> _The problem_: Below are entries. Reproduce exactly the lines between the line holding "Output the LaTeX" and the line holding "(0,0) rectangle (551,335);", inclusive, and only those.

--- Start Task material ---

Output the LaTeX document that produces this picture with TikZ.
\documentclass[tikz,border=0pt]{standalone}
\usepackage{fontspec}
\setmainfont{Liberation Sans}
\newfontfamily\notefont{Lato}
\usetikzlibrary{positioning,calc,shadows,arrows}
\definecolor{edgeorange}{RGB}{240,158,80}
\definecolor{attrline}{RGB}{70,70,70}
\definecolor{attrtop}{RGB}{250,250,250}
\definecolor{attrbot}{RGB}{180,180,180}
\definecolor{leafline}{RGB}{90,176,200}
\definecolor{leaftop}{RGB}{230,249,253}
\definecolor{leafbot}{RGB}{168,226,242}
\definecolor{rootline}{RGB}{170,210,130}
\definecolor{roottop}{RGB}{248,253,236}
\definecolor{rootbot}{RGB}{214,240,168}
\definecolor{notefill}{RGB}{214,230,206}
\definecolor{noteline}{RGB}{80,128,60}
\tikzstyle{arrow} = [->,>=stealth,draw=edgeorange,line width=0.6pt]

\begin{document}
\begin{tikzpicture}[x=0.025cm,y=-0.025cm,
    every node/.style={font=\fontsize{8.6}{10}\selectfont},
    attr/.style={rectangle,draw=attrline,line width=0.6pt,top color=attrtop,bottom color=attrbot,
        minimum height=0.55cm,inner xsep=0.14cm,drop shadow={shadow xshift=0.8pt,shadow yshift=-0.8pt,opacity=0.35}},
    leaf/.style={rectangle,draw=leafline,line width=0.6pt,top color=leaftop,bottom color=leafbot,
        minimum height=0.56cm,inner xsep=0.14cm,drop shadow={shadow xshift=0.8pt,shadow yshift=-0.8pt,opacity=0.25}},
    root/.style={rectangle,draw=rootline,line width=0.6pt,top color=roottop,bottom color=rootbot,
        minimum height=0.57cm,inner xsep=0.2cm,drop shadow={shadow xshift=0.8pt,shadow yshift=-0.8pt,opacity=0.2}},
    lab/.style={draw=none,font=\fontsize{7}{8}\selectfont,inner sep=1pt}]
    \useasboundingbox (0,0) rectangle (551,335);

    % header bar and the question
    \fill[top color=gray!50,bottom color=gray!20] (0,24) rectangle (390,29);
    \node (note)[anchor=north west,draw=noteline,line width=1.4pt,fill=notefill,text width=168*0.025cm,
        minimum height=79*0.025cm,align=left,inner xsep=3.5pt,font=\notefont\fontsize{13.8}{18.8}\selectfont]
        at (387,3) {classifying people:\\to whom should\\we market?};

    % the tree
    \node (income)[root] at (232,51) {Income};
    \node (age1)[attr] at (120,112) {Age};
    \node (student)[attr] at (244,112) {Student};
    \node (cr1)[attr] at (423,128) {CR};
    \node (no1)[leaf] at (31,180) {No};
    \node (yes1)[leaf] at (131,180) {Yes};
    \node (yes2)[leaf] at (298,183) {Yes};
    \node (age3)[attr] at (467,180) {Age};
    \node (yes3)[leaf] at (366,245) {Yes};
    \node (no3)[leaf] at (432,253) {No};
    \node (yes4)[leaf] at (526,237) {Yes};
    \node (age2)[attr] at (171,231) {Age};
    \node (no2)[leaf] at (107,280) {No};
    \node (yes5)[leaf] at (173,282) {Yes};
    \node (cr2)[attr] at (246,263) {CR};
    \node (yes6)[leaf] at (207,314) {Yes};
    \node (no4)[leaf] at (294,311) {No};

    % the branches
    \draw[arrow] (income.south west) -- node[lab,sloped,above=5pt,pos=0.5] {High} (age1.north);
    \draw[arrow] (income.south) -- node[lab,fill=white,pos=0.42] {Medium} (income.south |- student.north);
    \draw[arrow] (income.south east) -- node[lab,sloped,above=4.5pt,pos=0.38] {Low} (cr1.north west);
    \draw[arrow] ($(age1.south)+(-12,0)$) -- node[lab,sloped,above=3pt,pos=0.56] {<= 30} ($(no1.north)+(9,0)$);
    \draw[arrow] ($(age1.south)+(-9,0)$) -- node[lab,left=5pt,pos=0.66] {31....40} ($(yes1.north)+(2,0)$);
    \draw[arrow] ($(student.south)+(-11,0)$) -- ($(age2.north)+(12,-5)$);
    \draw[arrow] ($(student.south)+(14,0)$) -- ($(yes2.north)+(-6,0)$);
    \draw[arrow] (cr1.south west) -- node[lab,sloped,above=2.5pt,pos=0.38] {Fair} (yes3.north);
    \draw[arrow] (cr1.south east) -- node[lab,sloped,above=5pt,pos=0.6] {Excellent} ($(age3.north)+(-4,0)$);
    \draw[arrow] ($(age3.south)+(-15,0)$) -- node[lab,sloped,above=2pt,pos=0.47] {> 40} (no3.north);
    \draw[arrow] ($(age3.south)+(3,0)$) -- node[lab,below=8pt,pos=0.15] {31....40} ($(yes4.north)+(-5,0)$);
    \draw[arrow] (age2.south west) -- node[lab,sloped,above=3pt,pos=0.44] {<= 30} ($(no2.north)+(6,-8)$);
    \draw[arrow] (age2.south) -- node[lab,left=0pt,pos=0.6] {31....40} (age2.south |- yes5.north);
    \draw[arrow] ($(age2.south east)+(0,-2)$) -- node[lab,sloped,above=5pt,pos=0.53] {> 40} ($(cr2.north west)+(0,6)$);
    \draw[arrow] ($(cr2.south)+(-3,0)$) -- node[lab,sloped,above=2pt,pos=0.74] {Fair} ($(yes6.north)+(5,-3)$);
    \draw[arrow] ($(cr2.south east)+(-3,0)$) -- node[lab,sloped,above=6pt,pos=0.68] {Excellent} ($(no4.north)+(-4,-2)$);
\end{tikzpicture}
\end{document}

--- End Task material ---
--- Start Task material ---

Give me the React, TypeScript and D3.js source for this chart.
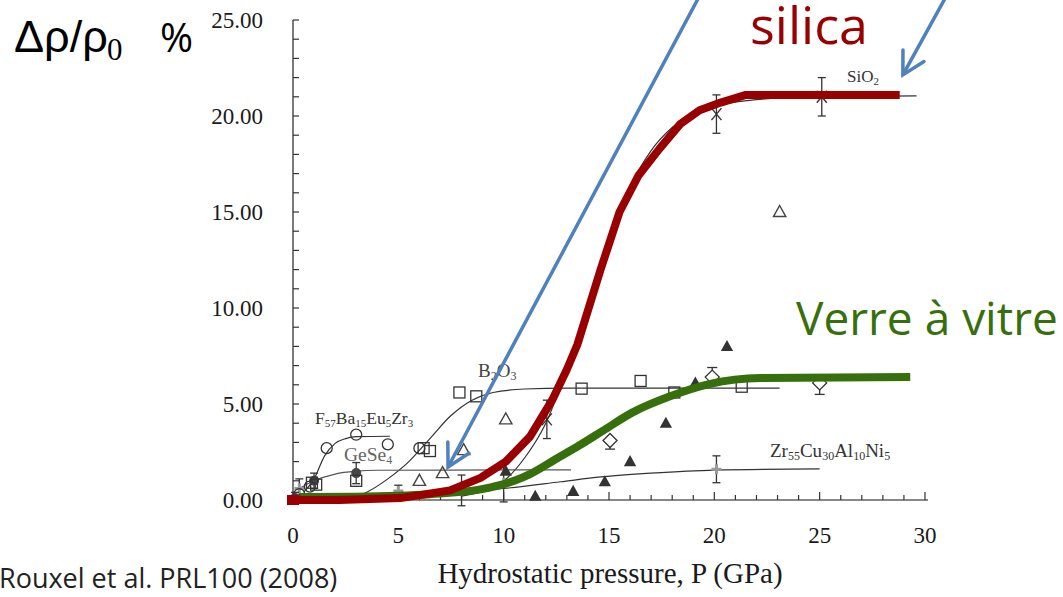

--- End Task material ---
--- Start Task material ---

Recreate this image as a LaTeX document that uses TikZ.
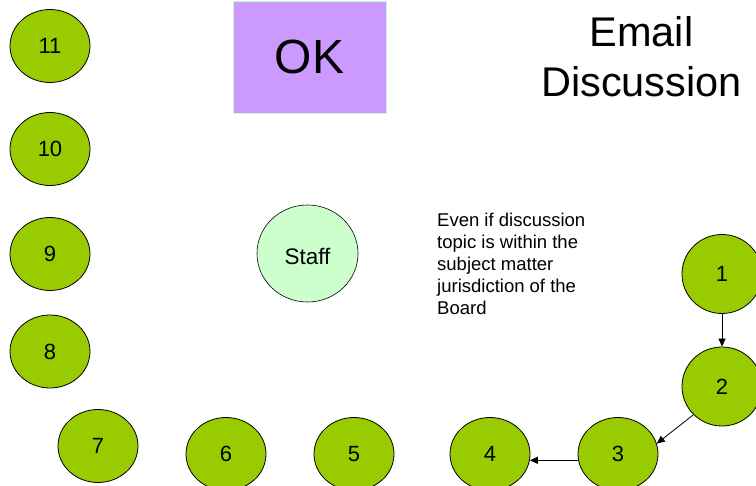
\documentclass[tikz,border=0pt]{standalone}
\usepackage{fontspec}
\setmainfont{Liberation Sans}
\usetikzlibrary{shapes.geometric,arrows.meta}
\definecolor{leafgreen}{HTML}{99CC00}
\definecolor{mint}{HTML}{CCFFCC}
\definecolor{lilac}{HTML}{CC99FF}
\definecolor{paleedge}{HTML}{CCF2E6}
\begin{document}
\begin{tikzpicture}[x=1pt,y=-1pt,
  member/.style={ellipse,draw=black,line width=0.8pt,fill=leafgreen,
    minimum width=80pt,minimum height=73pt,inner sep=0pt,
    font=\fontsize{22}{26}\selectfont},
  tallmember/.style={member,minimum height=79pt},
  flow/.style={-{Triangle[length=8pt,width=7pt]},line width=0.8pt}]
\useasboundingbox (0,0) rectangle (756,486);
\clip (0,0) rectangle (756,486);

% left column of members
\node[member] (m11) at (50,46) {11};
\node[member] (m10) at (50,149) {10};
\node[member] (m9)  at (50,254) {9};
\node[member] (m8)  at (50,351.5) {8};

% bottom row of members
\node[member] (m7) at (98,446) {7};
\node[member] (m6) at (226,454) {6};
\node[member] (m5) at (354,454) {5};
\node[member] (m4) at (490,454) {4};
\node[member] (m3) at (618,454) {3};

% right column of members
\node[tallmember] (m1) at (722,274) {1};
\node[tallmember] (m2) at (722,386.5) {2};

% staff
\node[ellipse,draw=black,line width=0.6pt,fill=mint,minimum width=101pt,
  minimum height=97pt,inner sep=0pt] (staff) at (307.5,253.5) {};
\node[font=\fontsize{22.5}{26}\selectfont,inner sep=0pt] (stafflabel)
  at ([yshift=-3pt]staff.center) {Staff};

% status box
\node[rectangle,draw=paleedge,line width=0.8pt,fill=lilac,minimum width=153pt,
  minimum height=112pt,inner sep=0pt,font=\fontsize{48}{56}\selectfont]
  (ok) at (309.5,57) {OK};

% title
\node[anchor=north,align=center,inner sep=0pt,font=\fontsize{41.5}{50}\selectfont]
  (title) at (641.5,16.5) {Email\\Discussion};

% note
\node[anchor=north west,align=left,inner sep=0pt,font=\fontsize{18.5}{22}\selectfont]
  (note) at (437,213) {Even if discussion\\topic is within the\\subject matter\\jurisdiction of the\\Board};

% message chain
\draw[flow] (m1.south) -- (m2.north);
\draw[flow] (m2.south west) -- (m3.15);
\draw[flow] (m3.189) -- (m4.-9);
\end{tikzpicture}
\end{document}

--- End Task material ---

> _Completed exercise_:
Output the LaTeX document that produces this picture with TikZ.
\documentclass[tikz,border=0pt]{standalone}
\usepackage{fontspec}
\setmainfont{Liberation Sans}
\newfontfamily\notefont{Lato}
\usetikzlibrary{positioning,calc,shadows,arrows}
\definecolor{edgeorange}{RGB}{240,158,80}
\definecolor{attrline}{RGB}{70,70,70}
\definecolor{attrtop}{RGB}{250,250,250}
\definecolor{attrbot}{RGB}{180,180,180}
\definecolor{leafline}{RGB}{90,176,200}
\definecolor{leaftop}{RGB}{230,249,253}
\definecolor{leafbot}{RGB}{168,226,242}
\definecolor{rootline}{RGB}{170,210,130}
\definecolor{roottop}{RGB}{248,253,236}
\definecolor{rootbot}{RGB}{214,240,168}
\definecolor{notefill}{RGB}{214,230,206}
\definecolor{noteline}{RGB}{80,128,60}
\tikzstyle{arrow} = [->,>=stealth,draw=edgeorange,line width=0.6pt]

\begin{document}
\begin{tikzpicture}[x=0.025cm,y=-0.025cm,
    every node/.style={font=\fontsize{8.6}{10}\selectfont},
    attr/.style={rectangle,draw=attrline,line width=0.6pt,top color=attrtop,bottom color=attrbot,
        minimum height=0.55cm,inner xsep=0.14cm,drop shadow={shadow xshift=0.8pt,shadow yshift=-0.8pt,opacity=0.35}},
    leaf/.style={rectangle,draw=leafline,line width=0.6pt,top color=leaftop,bottom color=leafbot,
        minimum height=0.56cm,inner xsep=0.14cm,drop shadow={shadow xshift=0.8pt,shadow yshift=-0.8pt,opacity=0.25}},
    root/.style={rectangle,draw=rootline,line width=0.6pt,top color=roottop,bottom color=rootbot,
        minimum height=0.57cm,inner xsep=0.2cm,drop shadow={shadow xshift=0.8pt,shadow yshift=-0.8pt,opacity=0.2}},
    lab/.style={draw=none,font=\fontsize{7}{8}\selectfont,inner sep=1pt}]
    \useasboundingbox (0,0) rectangle (551,335);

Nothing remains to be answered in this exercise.